Neural Semantic Map-Learning for Autonomous Vehicles

TL;DR

This work presents a mapping system that fuses local submaps gathered from a fleet of vehicles at a central instance to produce a coherent map of the road environment including drivable area, lane markings, poles, obstacles and more as a 3D mesh.

Abstract

Autonomous vehicles demand detailed maps to maneuver reliably through traffic, which need to be kept up-to-date to ensure a safe operation. A promising way to adapt the maps to the ever-changing road-network is to use crowd-sourced data from a fleet of vehicles.
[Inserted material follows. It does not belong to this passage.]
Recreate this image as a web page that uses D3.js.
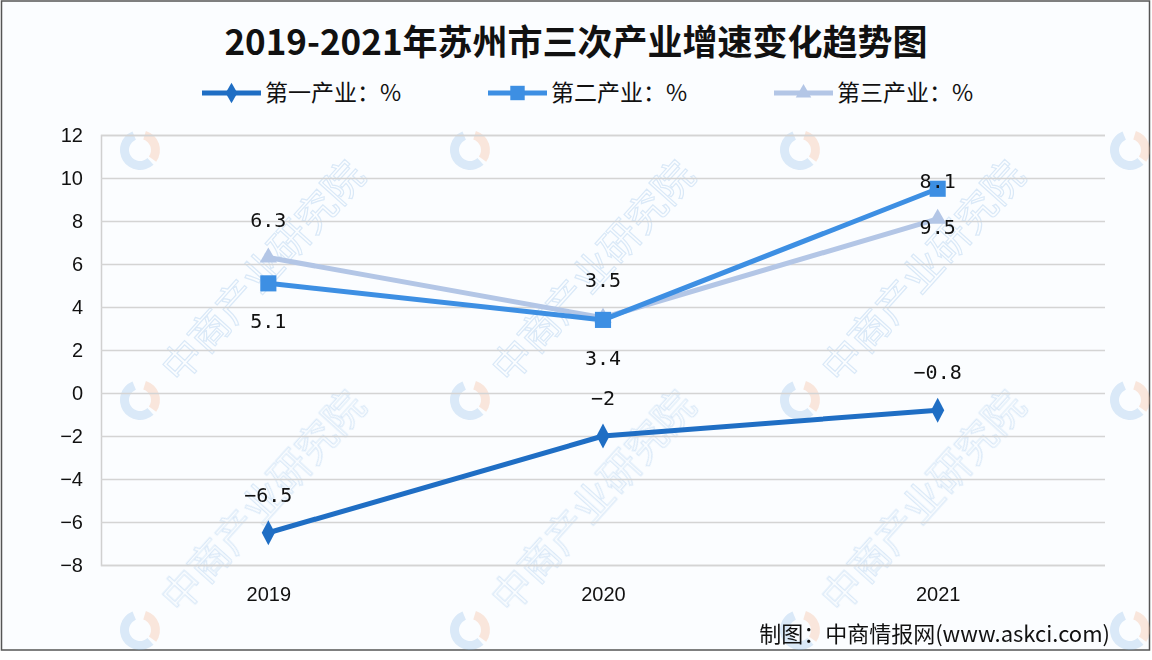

In this work, we present a mapping system that fuses local submaps gathered from a fleet of vehicles at a central instance to produce a coherent map of the road environment including drivable area, lane markings, poles, obstacles and more as a 3D mesh. Each vehicle contributes locally reconstructed submaps as lightweight meshes, making our method applicable to a wide range of reconstruction methods and sensor modalities. Our method jointly aligns and merges the noisy and incomplete local submaps using a scene-specific Neural Signed Distance Field, which is supervised using the submap meshes to predict a fused environment representation. We leverage memory-efficient sparse feature-grids to scale to large areas and introduce a confidence score to model uncertainty in scene reconstruction. Our approach is evaluated on two datasets with different local mapping methods, showing improved pose alignment and reconstruction over existing methods. Additionally, we demonstrate the benefit of multi-session mapping and examine the required amount of data to enable high-fidelity map learning for autonomous vehicles.

Figures (7)

• Figure 1: Our neural multi-session mapping approach fuses dense submaps created from different agents through local dense SLAM by training a neural field to predict dense semantics and geometry that best explains the submaps collected from multiple mapping sessions.
• Figure 2: System Pipeline overview of our method: We collect meshes and poses $\mathcal{P}$ for each local agent mapping session, cluster them into different geographic tiles $t$, and use them to supervise the neural semantic signed distance field. This consists of the feature grids $\Phi_t$ for each tile and shared geometry head $\mathcal{H}_\text{Geo}$ predicting SDF $s(x) = \Omega_\text{sdf}(x)$ and confidence $c(x) = \Omega_\text{conf}(x)$ and semantic head $\mathcal{H}_\text{Sem}$ predicting logits $l(x) = \Omega_\text{sem}(x)$, conditioned on grid features $\mathcal{F}$ and point embeddings $\mathcal{E}$. We jointly optimize submap poses $\mathcal{P}_i$, neural field grids $\Phi_t$ and decoder heads $\mathcal{H}$. The final fused map reconstruction can be conveniently extracted from the neural field using Marching Cubes.
• Figure 3: Qualitative reconstruction results for KITTI360 (top) and HD-Map (bottom).
• Figure 4: Reconstruction results for varying number of sessions and submap sizes on HD-Map dataset (a) Increasing the number of sessions improves not just semantic F-Score, but also recall and precision. (b) Semantic F-Score for varying submap sizes leading to different amount of transmitted data per mapped area.
• Figure 5: (a) Comparison of semantic F-Score for different HashGrid codebook sizes $N_C$ and OcTree feature sizes $N_F$ resulting in different map sizes (neural field weights).